Provided data –

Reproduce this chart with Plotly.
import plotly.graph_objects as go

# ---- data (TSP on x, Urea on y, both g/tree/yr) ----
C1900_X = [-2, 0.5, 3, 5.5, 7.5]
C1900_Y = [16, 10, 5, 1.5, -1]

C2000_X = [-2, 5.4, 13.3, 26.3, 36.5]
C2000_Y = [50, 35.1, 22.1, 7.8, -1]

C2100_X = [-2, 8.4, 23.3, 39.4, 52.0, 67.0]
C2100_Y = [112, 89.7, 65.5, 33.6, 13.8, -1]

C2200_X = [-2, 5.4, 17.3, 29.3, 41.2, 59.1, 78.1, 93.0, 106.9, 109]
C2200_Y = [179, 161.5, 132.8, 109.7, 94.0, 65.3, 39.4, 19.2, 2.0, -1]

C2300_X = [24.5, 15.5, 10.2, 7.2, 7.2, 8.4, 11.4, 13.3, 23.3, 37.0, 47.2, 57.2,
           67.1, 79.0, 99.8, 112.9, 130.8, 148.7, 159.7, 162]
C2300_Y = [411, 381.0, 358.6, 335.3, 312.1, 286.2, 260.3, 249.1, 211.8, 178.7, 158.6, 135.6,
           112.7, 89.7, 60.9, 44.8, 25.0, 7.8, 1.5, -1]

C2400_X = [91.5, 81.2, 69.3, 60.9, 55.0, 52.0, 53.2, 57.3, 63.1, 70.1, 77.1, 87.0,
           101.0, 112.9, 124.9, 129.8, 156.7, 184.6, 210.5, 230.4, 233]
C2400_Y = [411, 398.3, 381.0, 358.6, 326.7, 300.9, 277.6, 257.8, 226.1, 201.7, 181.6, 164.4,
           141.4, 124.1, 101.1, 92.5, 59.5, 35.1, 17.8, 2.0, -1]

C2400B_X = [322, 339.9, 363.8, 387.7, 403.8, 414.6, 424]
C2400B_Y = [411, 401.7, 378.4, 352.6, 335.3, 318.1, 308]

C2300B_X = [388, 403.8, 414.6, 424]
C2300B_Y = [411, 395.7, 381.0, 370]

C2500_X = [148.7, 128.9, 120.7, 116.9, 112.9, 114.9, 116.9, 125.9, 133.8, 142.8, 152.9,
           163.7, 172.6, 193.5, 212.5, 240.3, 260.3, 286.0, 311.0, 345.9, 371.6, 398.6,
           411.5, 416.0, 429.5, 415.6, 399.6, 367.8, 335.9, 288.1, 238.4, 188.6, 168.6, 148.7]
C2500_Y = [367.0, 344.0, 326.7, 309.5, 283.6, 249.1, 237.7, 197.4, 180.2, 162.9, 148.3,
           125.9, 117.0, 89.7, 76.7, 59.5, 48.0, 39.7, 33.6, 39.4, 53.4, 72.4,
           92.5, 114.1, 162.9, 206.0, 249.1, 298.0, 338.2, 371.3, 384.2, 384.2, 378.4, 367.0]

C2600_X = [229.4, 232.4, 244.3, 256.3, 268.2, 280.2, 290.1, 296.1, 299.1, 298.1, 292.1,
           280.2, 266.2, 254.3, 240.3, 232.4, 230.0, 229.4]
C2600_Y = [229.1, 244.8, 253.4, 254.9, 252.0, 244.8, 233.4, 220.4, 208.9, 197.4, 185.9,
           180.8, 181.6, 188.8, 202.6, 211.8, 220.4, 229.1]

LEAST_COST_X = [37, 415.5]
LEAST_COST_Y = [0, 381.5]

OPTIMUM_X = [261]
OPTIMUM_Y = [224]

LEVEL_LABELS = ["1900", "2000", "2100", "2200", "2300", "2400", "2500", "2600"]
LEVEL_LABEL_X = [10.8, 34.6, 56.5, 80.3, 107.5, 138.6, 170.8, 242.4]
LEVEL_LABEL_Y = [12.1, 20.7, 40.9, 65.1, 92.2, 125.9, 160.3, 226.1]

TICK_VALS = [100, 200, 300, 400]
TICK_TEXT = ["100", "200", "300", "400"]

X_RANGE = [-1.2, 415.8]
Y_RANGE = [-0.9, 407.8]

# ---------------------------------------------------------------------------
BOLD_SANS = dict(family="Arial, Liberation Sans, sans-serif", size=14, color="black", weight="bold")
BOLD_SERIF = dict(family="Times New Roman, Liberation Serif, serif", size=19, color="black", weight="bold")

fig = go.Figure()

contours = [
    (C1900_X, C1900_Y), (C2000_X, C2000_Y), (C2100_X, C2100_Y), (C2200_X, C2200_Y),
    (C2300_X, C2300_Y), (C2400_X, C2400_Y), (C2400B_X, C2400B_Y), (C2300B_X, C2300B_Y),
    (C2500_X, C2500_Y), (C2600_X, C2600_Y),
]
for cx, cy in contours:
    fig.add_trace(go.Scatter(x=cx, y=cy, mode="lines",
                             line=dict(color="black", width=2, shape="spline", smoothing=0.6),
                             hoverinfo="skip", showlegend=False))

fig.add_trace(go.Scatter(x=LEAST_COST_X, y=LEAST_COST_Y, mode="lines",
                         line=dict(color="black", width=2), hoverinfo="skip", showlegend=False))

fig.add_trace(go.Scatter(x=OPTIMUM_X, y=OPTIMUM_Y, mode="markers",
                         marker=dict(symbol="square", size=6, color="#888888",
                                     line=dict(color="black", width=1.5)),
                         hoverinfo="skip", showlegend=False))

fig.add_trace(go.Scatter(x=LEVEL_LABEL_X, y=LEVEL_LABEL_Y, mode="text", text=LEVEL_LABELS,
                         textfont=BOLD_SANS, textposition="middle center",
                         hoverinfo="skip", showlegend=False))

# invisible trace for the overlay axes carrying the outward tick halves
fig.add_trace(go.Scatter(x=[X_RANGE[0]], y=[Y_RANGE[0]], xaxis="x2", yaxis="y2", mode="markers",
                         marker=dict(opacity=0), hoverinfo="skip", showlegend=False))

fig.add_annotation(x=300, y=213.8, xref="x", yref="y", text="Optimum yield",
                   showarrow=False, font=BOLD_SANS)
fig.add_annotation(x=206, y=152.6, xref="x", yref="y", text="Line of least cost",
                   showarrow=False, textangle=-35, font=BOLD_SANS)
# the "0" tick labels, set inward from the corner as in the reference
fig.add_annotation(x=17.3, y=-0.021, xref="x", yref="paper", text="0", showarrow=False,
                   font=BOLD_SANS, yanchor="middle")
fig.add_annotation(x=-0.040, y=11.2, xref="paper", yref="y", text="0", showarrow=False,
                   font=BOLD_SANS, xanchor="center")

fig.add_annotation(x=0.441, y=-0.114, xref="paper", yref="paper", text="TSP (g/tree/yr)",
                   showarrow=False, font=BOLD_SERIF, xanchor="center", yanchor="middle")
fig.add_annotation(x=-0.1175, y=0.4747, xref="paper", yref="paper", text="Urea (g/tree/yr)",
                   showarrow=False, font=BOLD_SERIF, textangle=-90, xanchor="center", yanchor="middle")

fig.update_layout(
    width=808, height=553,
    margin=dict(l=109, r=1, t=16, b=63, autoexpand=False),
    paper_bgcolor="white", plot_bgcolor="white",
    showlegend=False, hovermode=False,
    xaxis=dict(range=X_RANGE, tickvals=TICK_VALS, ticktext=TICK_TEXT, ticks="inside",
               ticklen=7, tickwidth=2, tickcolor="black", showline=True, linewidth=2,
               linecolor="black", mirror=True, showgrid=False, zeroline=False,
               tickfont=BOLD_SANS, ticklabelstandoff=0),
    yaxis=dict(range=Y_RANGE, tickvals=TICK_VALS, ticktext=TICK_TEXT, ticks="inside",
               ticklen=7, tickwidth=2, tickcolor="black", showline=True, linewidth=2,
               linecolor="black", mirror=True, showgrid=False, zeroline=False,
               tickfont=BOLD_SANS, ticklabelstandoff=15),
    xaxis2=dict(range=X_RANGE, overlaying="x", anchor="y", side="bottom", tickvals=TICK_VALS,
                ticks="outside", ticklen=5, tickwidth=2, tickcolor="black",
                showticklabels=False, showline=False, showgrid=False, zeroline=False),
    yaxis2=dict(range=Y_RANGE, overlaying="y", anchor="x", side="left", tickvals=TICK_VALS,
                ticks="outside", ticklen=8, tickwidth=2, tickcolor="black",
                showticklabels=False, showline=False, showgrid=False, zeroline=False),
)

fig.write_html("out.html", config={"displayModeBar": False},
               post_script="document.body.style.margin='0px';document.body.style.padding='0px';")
* * *
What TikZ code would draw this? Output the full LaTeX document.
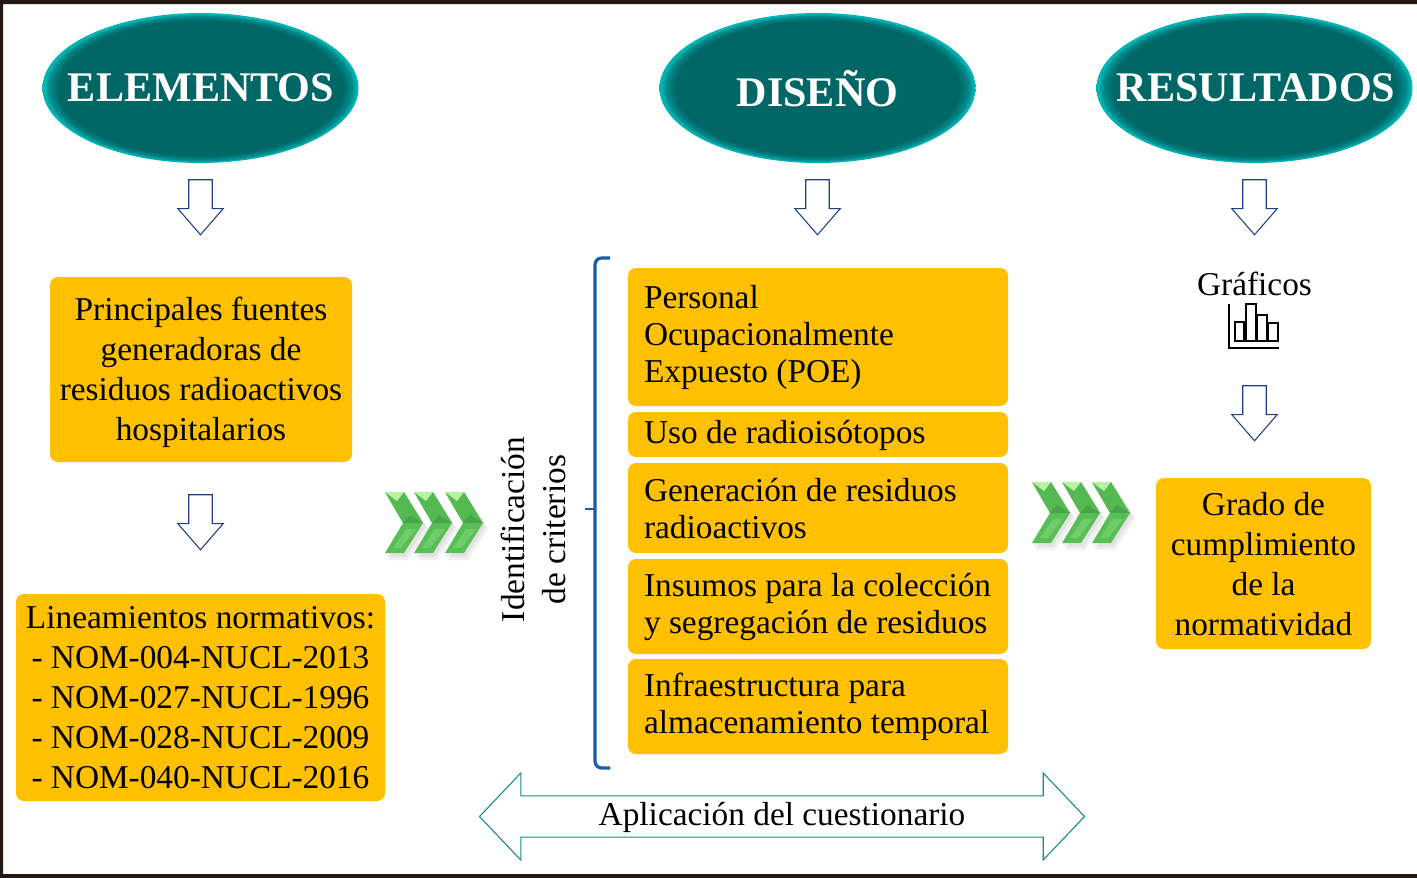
==
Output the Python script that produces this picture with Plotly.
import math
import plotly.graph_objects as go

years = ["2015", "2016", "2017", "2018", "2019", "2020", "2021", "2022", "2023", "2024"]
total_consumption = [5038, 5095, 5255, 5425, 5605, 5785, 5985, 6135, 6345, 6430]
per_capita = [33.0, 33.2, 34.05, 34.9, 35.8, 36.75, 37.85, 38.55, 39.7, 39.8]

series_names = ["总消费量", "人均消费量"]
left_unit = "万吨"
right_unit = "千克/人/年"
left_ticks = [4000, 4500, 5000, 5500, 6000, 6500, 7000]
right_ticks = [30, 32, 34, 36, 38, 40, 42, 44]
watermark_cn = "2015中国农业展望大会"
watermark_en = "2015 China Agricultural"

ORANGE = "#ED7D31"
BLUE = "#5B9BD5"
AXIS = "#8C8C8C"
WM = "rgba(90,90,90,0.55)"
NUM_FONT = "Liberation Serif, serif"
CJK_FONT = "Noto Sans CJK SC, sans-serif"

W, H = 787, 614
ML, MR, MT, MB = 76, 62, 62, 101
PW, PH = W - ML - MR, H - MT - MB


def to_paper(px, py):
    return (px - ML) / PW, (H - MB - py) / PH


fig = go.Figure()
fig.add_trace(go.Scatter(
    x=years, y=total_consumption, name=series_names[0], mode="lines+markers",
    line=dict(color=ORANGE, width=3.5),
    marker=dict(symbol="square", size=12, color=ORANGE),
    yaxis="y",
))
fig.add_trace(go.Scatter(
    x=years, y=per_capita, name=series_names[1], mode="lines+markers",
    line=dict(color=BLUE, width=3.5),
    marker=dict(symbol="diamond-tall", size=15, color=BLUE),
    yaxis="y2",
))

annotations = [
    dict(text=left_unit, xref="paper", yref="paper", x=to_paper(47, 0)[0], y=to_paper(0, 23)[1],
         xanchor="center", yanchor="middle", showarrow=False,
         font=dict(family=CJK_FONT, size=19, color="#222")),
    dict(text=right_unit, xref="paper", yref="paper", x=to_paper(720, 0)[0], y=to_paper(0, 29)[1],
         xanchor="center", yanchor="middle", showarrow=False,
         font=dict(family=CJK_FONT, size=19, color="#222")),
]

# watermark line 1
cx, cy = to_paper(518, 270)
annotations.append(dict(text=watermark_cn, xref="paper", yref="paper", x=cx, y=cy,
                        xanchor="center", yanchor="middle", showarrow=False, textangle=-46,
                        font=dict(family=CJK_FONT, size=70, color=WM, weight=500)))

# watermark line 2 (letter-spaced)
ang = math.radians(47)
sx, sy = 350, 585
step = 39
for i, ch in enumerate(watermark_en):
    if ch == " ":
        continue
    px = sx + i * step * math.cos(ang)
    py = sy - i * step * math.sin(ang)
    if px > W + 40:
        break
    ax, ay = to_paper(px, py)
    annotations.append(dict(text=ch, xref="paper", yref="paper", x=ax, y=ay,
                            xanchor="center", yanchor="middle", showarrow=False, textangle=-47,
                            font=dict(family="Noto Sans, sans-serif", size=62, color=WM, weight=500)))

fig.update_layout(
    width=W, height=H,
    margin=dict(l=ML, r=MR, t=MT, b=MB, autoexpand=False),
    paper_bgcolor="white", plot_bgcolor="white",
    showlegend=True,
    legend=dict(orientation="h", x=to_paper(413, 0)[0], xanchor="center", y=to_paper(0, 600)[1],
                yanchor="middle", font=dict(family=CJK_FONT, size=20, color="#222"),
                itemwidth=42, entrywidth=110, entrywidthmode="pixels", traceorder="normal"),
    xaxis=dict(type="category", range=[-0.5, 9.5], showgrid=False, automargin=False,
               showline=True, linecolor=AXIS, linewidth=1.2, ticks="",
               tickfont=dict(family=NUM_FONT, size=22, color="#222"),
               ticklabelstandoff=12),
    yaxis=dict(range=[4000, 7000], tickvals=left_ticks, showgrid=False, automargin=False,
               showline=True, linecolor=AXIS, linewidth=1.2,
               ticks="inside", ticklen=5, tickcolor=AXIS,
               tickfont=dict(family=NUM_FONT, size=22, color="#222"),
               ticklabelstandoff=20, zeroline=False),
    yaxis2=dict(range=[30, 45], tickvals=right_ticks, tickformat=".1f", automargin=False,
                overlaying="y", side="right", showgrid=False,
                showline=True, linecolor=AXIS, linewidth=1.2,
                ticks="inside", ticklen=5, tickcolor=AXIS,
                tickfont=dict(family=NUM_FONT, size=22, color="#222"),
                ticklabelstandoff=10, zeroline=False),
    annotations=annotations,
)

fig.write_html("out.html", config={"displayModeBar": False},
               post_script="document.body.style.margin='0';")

Written problem –
Begin with the line containing "Reproduce this chart with Plotly.", end with the line containing "19.2, 2.0, -1]", and repeat every line in that stretch exactly.

Solution below –
Reproduce this chart with Plotly.
import plotly.graph_objects as go

# ---- data (TSP on x, Urea on y, both g/tree/yr) ----
C1900_X = [-2, 0.5, 3, 5.5, 7.5]
C1900_Y = [16, 10, 5, 1.5, -1]

C2000_X = [-2, 5.4, 13.3, 26.3, 36.5]
C2000_Y = [50, 35.1, 22.1, 7.8, -1]

C2100_X = [-2, 8.4, 23.3, 39.4, 52.0, 67.0]
C2100_Y = [112, 89.7, 65.5, 33.6, 13.8, -1]

C2200_X = [-2, 5.4, 17.3, 29.3, 41.2, 59.1, 78.1, 93.0, 106.9, 109]
C2200_Y = [179, 161.5, 132.8, 109.7, 94.0, 65.3, 39.4, 19.2, 2.0, -1]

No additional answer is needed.